Quelles sont les priorités du ministère en matière de renouvellement des générations dans le secteur agricole ?

Je vous disais un peu plus tôt que nous avons mis en place des subventions spécifiques pour les jeunes agriculteurs qui s’installent ou reprennent une exploitation.

Au-delà de ces subsides, nous allons concevoir un plan d’action de soutien aux jeunes exploitants. En avril dernier, un workshop s’est tenu afin de récolter de premières idées. Fin octobre, se tiendra un second workshop en collaboration avec la Chambre d’Agriculture.

Il est également important de noter que la dimension psychologique est centrale lors d’une reprise d’exploitation agricole par des jeunes. Le leg par les parents, la mise au point avec les frères et sœurs s’il y en a, la question des dettes… de nombreuses questions sont sur la table et c’est parfois un moment difficile à gérer. Ce workshop sera également un moment important pour les aider, nous avons à cœur de les soutenir, de les accompagner dans leur démarche en créant une sorte de guichet unique.

 

Quel rôle attribuez-vous aux communes pour la protection de la biodiversité et la gestion du paysage ?

Les communes ont un rôle central, j’en suis persuadée. D’ailleurs, les mentalités ont changé sur ces sujets et aujourd’hui toutes les communes ont à cœur de développer la biodiversité. Un des exemples les plus parlants est le fauchage tardif le long des chemins qui parcourent les territoires du pays.

Les communes collaborent également avec les syndicats intercommunaux pour participer à des projets de développement de la biodiversité.

Il faut bien comprendre qu’une partie des terres détenues par les exploitants agricoles a une grande valeur pour la production de céréales, de fruits ou de légumes, alors qu’une autre partie de ces sols ont plutôt une valeur de refuge pour la biodiversité. De valeur différente, ils méritent pourtant toute notre attention et les communes sont nos partenaires privilégiés dans cette perspective.

 

Peut-on enfin revenir sur Gielt Band, l’opération ruban jaune que vous avez initié ?
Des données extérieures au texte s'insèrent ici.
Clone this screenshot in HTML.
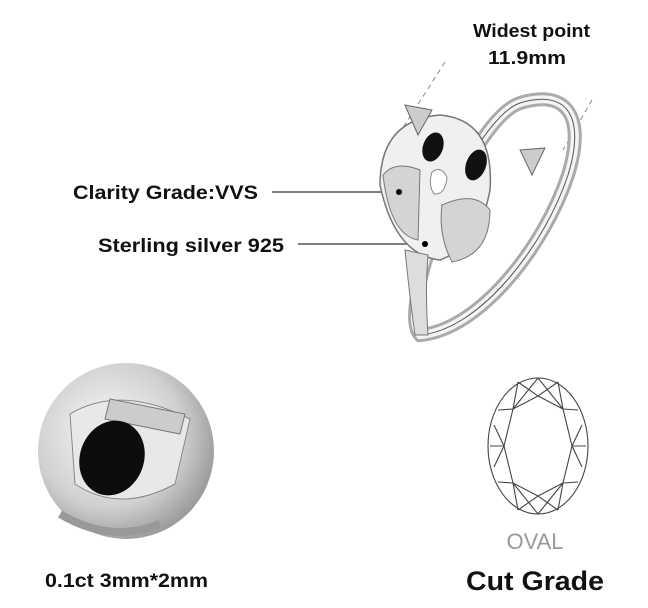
<!DOCTYPE html>
<html><head><style>
body{margin:0;width:648px;height:603px;background:#fff;overflow:hidden;font-family:"Liberation Sans",sans-serif}
</style></head><body>
<svg width="648" height="603" viewBox="0 0 648 603" xmlns="http://www.w3.org/2000/svg">
<defs>
<radialGradient id="g1" cx="0.4" cy="0.4" r="0.7"><stop offset="0" stop-color="#fafafa"/><stop offset="0.6" stop-color="#d0d0d0"/><stop offset="1" stop-color="#8a8a8a"/></radialGradient>
</defs>
<g font-family="Liberation Sans, sans-serif" font-weight="bold" fill="#111">
<text x="473" y="37" font-size="18.5" textLength="117" lengthAdjust="spacingAndGlyphs">Widest point</text>
<text x="488" y="64" font-size="18.5" textLength="78" lengthAdjust="spacingAndGlyphs">11.9mm</text>
<text x="73" y="199" font-size="19" textLength="185" lengthAdjust="spacingAndGlyphs">Clarity Grade:VVS</text>
<text x="98" y="252" font-size="19" textLength="186" lengthAdjust="spacingAndGlyphs">Sterling silver 925</text>
<text x="45" y="587" font-size="19" textLength="163" lengthAdjust="spacingAndGlyphs">0.1ct 3mm*2mm</text>
<text x="466" y="590" font-size="27" textLength="138" lengthAdjust="spacingAndGlyphs">Cut Grade</text>
</g>
<text x="535" y="549" font-size="22" fill="#999" text-anchor="middle" font-family="Liberation Sans, sans-serif">OVAL</text>
<line x1="272" y1="192" x2="398" y2="192" stroke="#333" stroke-width="1.2"/>
<line x1="298" y1="244" x2="425" y2="244" stroke="#333" stroke-width="1.2"/>
<line x1="445" y1="62" x2="392" y2="145" stroke="#888" stroke-dasharray="5,4"/>
<line x1="592" y1="100" x2="563" y2="150" stroke="#888" stroke-dasharray="5,4"/>
<path d="M420 335 C395 310 470 120 520 103 C570 88 585 120 568 175 C545 245 480 330 420 335 Z" fill="none" stroke="#aaa" stroke-width="14"/>
<path d="M420 335 C395 310 470 120 520 103 C570 88 585 120 568 175 C545 245 480 330 420 335 Z" fill="none" stroke="#f4f4f4" stroke-width="8"/>
<path d="M420 335 C395 310 470 120 520 103 C570 88 585 120 568 175 C545 245 480 330 420 335 Z" fill="none" stroke="#555" stroke-width="1"/>
<path d="M380 185 Q380 120 440 115 Q495 120 490 190 Q480 245 440 260 Q395 255 380 185Z" fill="#f0f0f0" stroke="#777" stroke-width="1.5"/>
<path d="M383 175 Q395 160 420 170 L418 240 Q390 235 383 175Z" fill="#d4d4d4" stroke="#777"/>
<path d="M442 205 Q475 190 490 210 Q490 255 452 262 Q438 235 442 205Z" fill="#d4d4d4" stroke="#777"/>
<path d="M405 250 Q410 300 415 335 L428 335 Q425 290 428 255Z" fill="#ddd" stroke="#777"/>
<path d="M405 105 L432 110 L418 135 Z" fill="#ccc" stroke="#666"/>
<path d="M520 150 L545 148 L532 175 Z" fill="#ccc" stroke="#666"/>
<ellipse cx="433" cy="147" rx="10" ry="15" fill="#111" transform="rotate(20 433 147)"/>
<ellipse cx="476" cy="165" rx="10" ry="16" fill="#111" transform="rotate(20 476 165)"/>
<path d="M432 172 Q442 165 447 178 Q445 195 434 194 Q428 185 432 172Z" fill="#fff" stroke="#888"/>
<circle cx="399" cy="192" r="3" fill="#000"/>
<circle cx="425" cy="244" r="3" fill="#000"/>
<circle cx="126" cy="451" r="88" fill="url(#g1)"/>
<path d="M70 414 Q120 384 190 419 L175 484 Q120 514 75 484Z" fill="#e8e8e8" stroke="#888"/>
<path d="M110 399 L185 414 L180 434 L105 419Z" fill="#ccc" stroke="#777"/>
<ellipse cx="112" cy="458" rx="32" ry="38" fill="#0d0d0d" transform="rotate(20 112 458)"/>
<path d="M60 514 Q110 544 160 524" fill="none" stroke="#999" stroke-width="8"/>
<g fill="none" stroke="#444" stroke-width="1.1">
<ellipse cx="538" cy="446" rx="50" ry="68"/>
<polygon points="538,396 563,409 572,446 563,483 538,496 513,483 504,446 513,409"/>
<path d="M538,378 L513,409 M538,378 L563,409 M498,410 L513,409 M578,410 L563,409 M490,446 L504,446 M586,446 L572,446 M498,482 L513,483 M578,482 L563,483 M538,514 L513,483 M538,514 L563,483 M518,382 L538,396 L558,382 M494,425 L504,446 L494,467 M582,425 L572,446 L582,467 M518,510 L538,496 L558,510 M518,382 L513,409 M558,382 L563,409 M518,510 L513,483 M558,510 L563,483"/>
</g>
</svg>
</body></html>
Une des préoccupations majeures de mon ministère est la lutte contre le gaspillage alimentaire. Pour y parvenir, nous déployons plusieurs initiatives, à l’instar de Gielt Band, ruban jaune en français. Son point de départ est le suivant : chaque année, plusieurs dizaines de tonnes de fruits finissent par tomber des arbres et pourrir sur le sol. L’idée est donc de récolter ces fruits avant qu’ils ne tombent, afin qu’ils puissent ensuite être consommés.

Cette opération rassemble 71 communes, ainsi que toute personne volontaire qui possède des arbres fruitiers. Ils peuvent alors accrocher un ruban jaune à ces arbres pour les signaler et donc autoriser la cueillette des fruits par des tiers. L’idée derrière cette opération est aussi de sensibiliser la population à la préciosité de ces aliments.